Nimai is an inspiration to all these people, answering questions on how to reach their fitness goals in a conscious way, and helping them take the next step into conscious living.
During his USC Meditation Club speech, as he does online, Nimai started by talking about diet and health, an open-minded platform that everyone can relate to.
Nimai with his mother Madhira Dasi in New Talavan, outside the house he grew up in
He then gradually bridged the gap between mindful eating and spirituality. He addressed the disconnect many people have between the food that’s on their plate and where it comes from. He talked about the fear, anger and terror that a cow feels before it’s killed and how that energy is imprinted in the meat.
“When you consume the meat you consume that energy along with it, and you become more animalistic, less compassionate, and more angry,” he said. He explained that by eliminating animal products from their diet, people could not only help reduce the amount of suffering in the world, but also cleanse their own energy and elevate their consciousness.
Nimai then talked about leading a life of ahimsa, or non-violence, and how we cannot really be non-violent if we eat meat. Because even if we are not directly killing an animal, we are contributing by investing our money in the company that does the slaughtering, thus keeping the cycle going.

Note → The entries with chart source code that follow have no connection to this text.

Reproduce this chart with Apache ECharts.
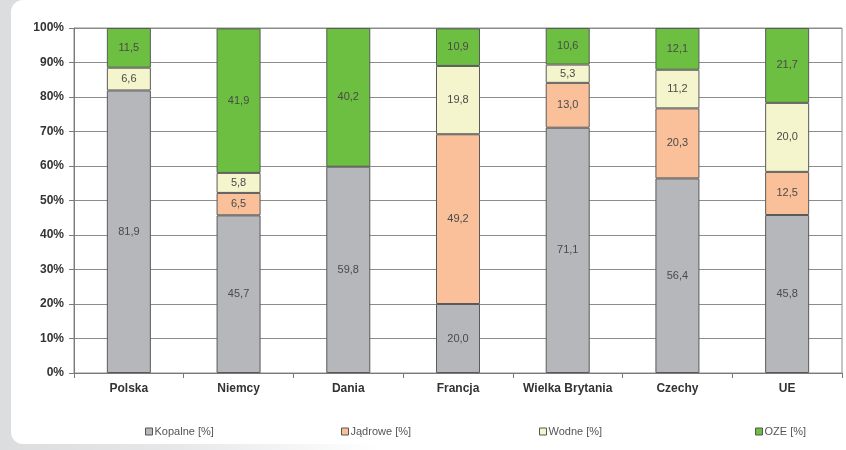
<!DOCTYPE html>
<html>
<head>
<meta charset="utf-8">
<script src="https://cdn.jsdelivr.net/npm/echarts@6/dist/echarts.min.js"></script>
<style>
  html, body { margin: 0; padding: 0; background: #ffffff; }
  #frame { position: relative; width: 846px; height: 450px; overflow: hidden; background: #ffffff; }
  #side { position: absolute; left: 0; top: 0; width: 30px; height: 450px; background: #dcdddf; }
  #foot { position: absolute; left: 0; top: 430px; width: 846px; height: 20px;
          background: linear-gradient(to right, #dcdddf 0%, #e6e7e9 20%, #ffffff 45%); }
  #panel { position: absolute; left: 11px; top: 0; width: 835px; height: 444px;
           background: #ffffff; border-radius: 12px 0 0 12px; }
  #chart { position: absolute; left: 0; top: 0; width: 846px; height: 450px; }
</style>
</head>
<body>
<div id="frame">
  <div id="side"></div>
  <div id="foot"></div>
  <div id="panel"></div>
  <div id="chart"></div>
</div>
<script>
// Electricity generation structure by source, share in %
const countries = ['Polska', 'Niemcy', 'Dania', 'Francja', 'Wielka Brytania', 'Czechy', 'UE'];
const seriesNames = ['Kopalne [%]', 'Jądrowe [%]', 'Wodne [%]', 'OZE [%]'];
const kopalne  = [81.9, 45.7, 59.8, 20.0, 71.1, 56.4, 45.8];
const jadrowe  = [null, 6.5, null, 49.2, 13.0, 20.3, 12.5];
const wodne    = [6.6, 5.8, null, 19.8, 5.3, 11.2, 20.0];
const oze      = [11.5, 41.9, 40.2, 10.9, 10.6, 12.1, 21.7];
const yTicks   = [0, 10, 20, 30, 40, 50, 60, 70, 80, 90, 100];

const values = [kopalne, jadrowe, wodne, oze];
const colors = ['#b5b7ba', '#f9c09a', '#f5f5cd', '#6cbf40'];
const legendLeft = [140, 336, 534, 750];

const fmt = v => v.toFixed(1).replace('.', ',');

const chart = echarts.init(document.getElementById('chart'), null, { renderer: 'canvas' });

const series = seriesNames.map((name, i) => ({
  name: name,
  type: 'bar',
  stack: 'total',
  barWidth: 44,
  data: values[i],
  itemStyle: { color: colors[i], borderColor: '#5a5a5a', borderWidth: 1 },
  label: {
    show: true,
    position: 'inside',
    color: '#4a4a4a',
    fontFamily: 'Liberation Sans, Arial, sans-serif',
    fontSize: 11,
    formatter: p => (p.value == null ? '' : fmt(p.value))
  },
  emphasis: { disabled: true }
}));

const legends = seriesNames.map((name, i) => ({
  data: [name],
  left: legendLeft[i],
  top: 421,
  itemWidth: 7,
  itemHeight: 7,
  itemGap: 2,
  icon: 'rect',
  itemStyle: { borderColor: '#555', borderWidth: 1 },
  textStyle: { color: '#555', fontSize: 11, fontFamily: 'Liberation Sans, Arial, sans-serif', padding: [0, 0, 0, -3] },
  selectedMode: false
}));

chart.setOption({
  animation: false,
  backgroundColor: 'transparent',
  grid: { left: 74, right: 4, top: 28, bottom: 77, show: true, borderColor: '#8c8c8c', borderWidth: 1, backgroundColor: 'transparent' },
  legend: legends,
  xAxis: {
    type: 'category',
    data: countries,
    axisLine: { lineStyle: { color: '#7a7a7a', width: 1 } },
    axisTick: { show: true, alignWithLabel: false, interval: 0, length: 5, lineStyle: { color: '#7a7a7a' } },
    axisLabel: { interval: 0, color: '#333', fontWeight: 'bold', fontSize: 12, margin: 10, fontFamily: 'Liberation Sans, Arial, sans-serif' }
  },
  yAxis: {
    type: 'value',
    min: yTicks[0],
    max: yTicks[yTicks.length - 1],
    interval: yTicks[1] - yTicks[0],
    axisLine: { show: true, lineStyle: { color: '#7a7a7a', width: 1 } },
    axisTick: { show: true, length: 5, lineStyle: { color: '#7a7a7a' } },
    splitLine: { show: true, lineStyle: { color: '#8c8c8c', width: 1 } },
    axisLabel: { color: '#333', fontWeight: 'bold', fontSize: 12, margin: 10, formatter: '{value}%', fontFamily: 'Liberation Sans, Arial, sans-serif' }
  },
  series: series
});
</script>
</body>
</html>
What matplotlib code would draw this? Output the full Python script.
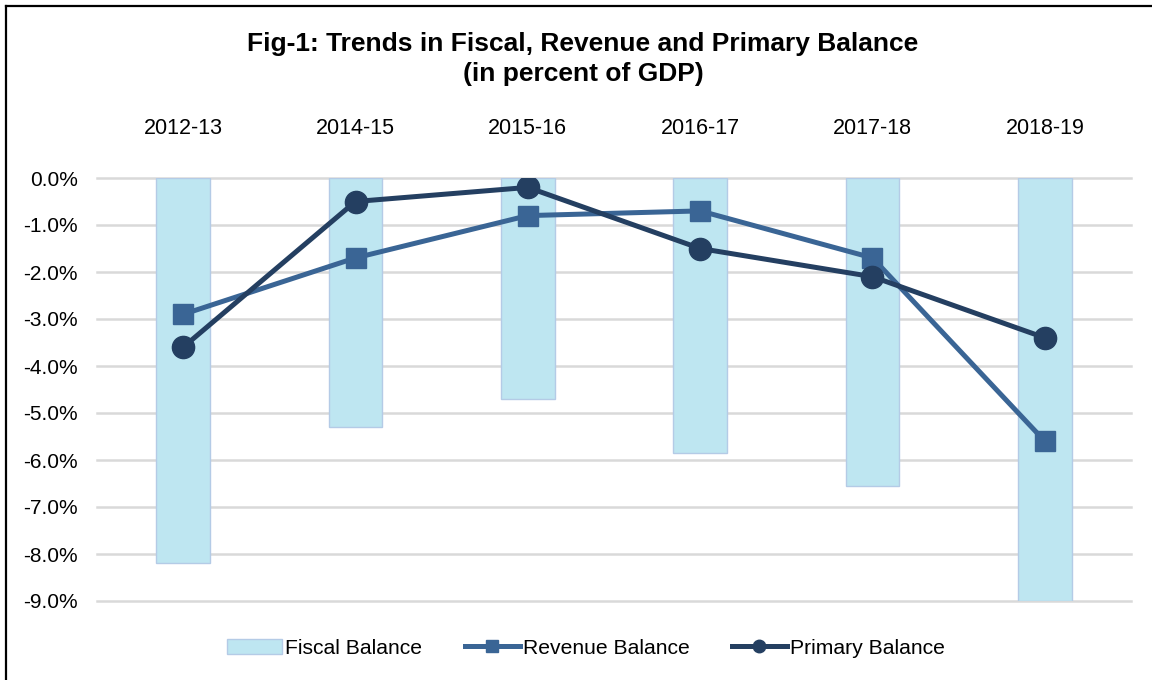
import matplotlib
matplotlib.use("Agg")
import matplotlib.pyplot as plt
from matplotlib.lines import Line2D
import numpy as np

categories = ["2012-13", "2014-15", "2015-16", "2016-17", "2017-18", "2018-19"]
fiscal_balance = [-8.2, -5.3, -4.7, -5.85, -6.55, -9.0]
revenue_balance = [-2.9, -1.7, -0.8, -0.7, -1.7, -5.6]
primary_balance = [-3.6, -0.5, -0.2, -1.5, -2.1, -3.4]
y_ticks = [0, -1, -2, -3, -4, -5, -6, -7, -8, -9]

plt.rcParams['font.family'] = ['Liberation Sans', 'DejaVu Sans']

W, H = 1152, 680
fig = plt.figure(figsize=(W/100, H/100), dpi=100)
ax = fig.add_axes([97/W, 1-601/H, (1131-97)/W, (601-178)/H])

x = np.arange(len(categories))
ax.bar(x, fiscal_balance, width=0.31, color="#BEE6F1", edgecolor="#B4CBE6", linewidth=1, zorder=2,
       label="Fiscal Balance")
ax.plot(x, revenue_balance, color="#3A6595", lw=3.6, marker="s", markersize=15, zorder=3,
        label="Revenue Balance")
ax.plot(x, primary_balance, color="#243F61", lw=3.6, marker="o", markersize=16, zorder=4,
        label="Primary Balance")

ax.set_xlim(-0.5, len(categories)-0.5)
ax.set_ylim(-9, 0)
ax.set_yticks(y_ticks)
ax.set_yticklabels([f"{v:.1f}%" for v in y_ticks], fontsize=15)
ax.yaxis.grid(True, color="#D9D9D9", lw=1.8, zorder=0)
for gl in ax.get_ygridlines():
    gl.set_clip_on(False)
ax.set_axisbelow(True)
ax.xaxis.tick_top()
ax.set_xticks(x)
ax.set_xticklabels(categories, fontsize=15.5)
ax.tick_params(axis='both', length=0)
ax.tick_params(axis='x', pad=28)
ax.tick_params(axis='y', pad=14)
for s in ax.spines.values():
    s.set_visible(False)

fig.text(583/W, 1-44/H, "Fig-1: Trends in Fiscal, Revenue and Primary Balance",
         ha="center", va="center", fontsize=19, fontweight="bold")
fig.text(583/W, 1-74/H, "(in percent of GDP)",
         ha="center", va="center", fontsize=19, fontweight="bold")

handles = [
    plt.Rectangle((0, 0), 1, 1, facecolor="#BEE6F1", edgecolor="#B4CBE6"),
    Line2D([], [], color="#3A6595", lw=3.6, marker="s", markersize=9),
    Line2D([], [], color="#243F61", lw=3.6, marker="o", markersize=9),
]
fig.legend(handles, ["Fiscal Balance", "Revenue Balance", "Primary Balance"],
           loc="center", bbox_to_anchor=(586/W, 1-648/H), ncol=3, frameon=False,
           fontsize=15.2, handlelength=2.6, handletextpad=0.15, columnspacing=2.0)

# frame border (top and left visible)
fig.add_artist(Line2D([6/W, 6/W], [0, 1-6/H], transform=fig.transFigure, color="black", lw=1.6))
fig.add_artist(Line2D([6/W, 1], [1-6/H, 1-6/H], transform=fig.transFigure, color="black", lw=1.6))

fig.savefig("out.png", dpi=100)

He also discussed karma and caring for others.
“Bodybuilders don’t have the best reputation for intelligence, or spirituality,” he says. “So I’m trying to help change that stigma. Bodybuilding is also a vain and selfish industry. So I’m trying to show my audience that you can be a spiritual individual, who cares not only about yourself but about others around you – animals, the environment, the planet – and still be a successful bodybuilder.”
Nimai says he understands “the irony of focusing on your body in the material world, when really it’s just a vessel.” But, he says, “I think we all have our own karma, and I’m just using what I’ve been given to help make a difference in the world.”
Nimai is certainly making a difference. He’s reaching hundreds of thousands of people through social media. He is set to appear in the upcoming 2018 documentary The Game Changers, produced by Titanic and Avatar director James Cameron, which will feature elite athletes, special ops soldiers, visionary scientists and cultural icons who are on a mission to “change the way we eat and live.” And he is beginning to get more and more speaking engagements – this October he spoke to 400 people at VegFest UK in London, and he’s set to speak in Mexico soon.
“I don’t want to be a bodybuilder for the rest of my career – I just want to use it as a platform,” he says. “I want to become a motivational speaker, and I really want to use my background and belief system to talk more about these things and inspire more people.”
Nimai says he has seen that adopting a plant-based diet sets people on the path to be more spiritually conscious. And sure enough, now some of his followers are learning about the process of bhakti-yoga. A number of the attendees at the USC Meditation Club event, for instance, were fans that came from afar just to see him speak – and as well as listening to his talk, they also participated in the maha-mantra kirtan at the end of the program and ate prasadam.
“For so much of my youth, I downplayed, or was ashamed of who I was because I didn’t want to be different,” Nimai says. “But looking back, the decision I made to start being proud of who I was, my heritage and my beliefs, actually opened the door for me to create a whole new life for myself. Growing up in a Hare Krishna temple, with my parents teaching me the amazing values that they did, really shaped me as a person. And now, I’m getting to help a lot of people become more conscious, and ultimately more spiritually conscious.”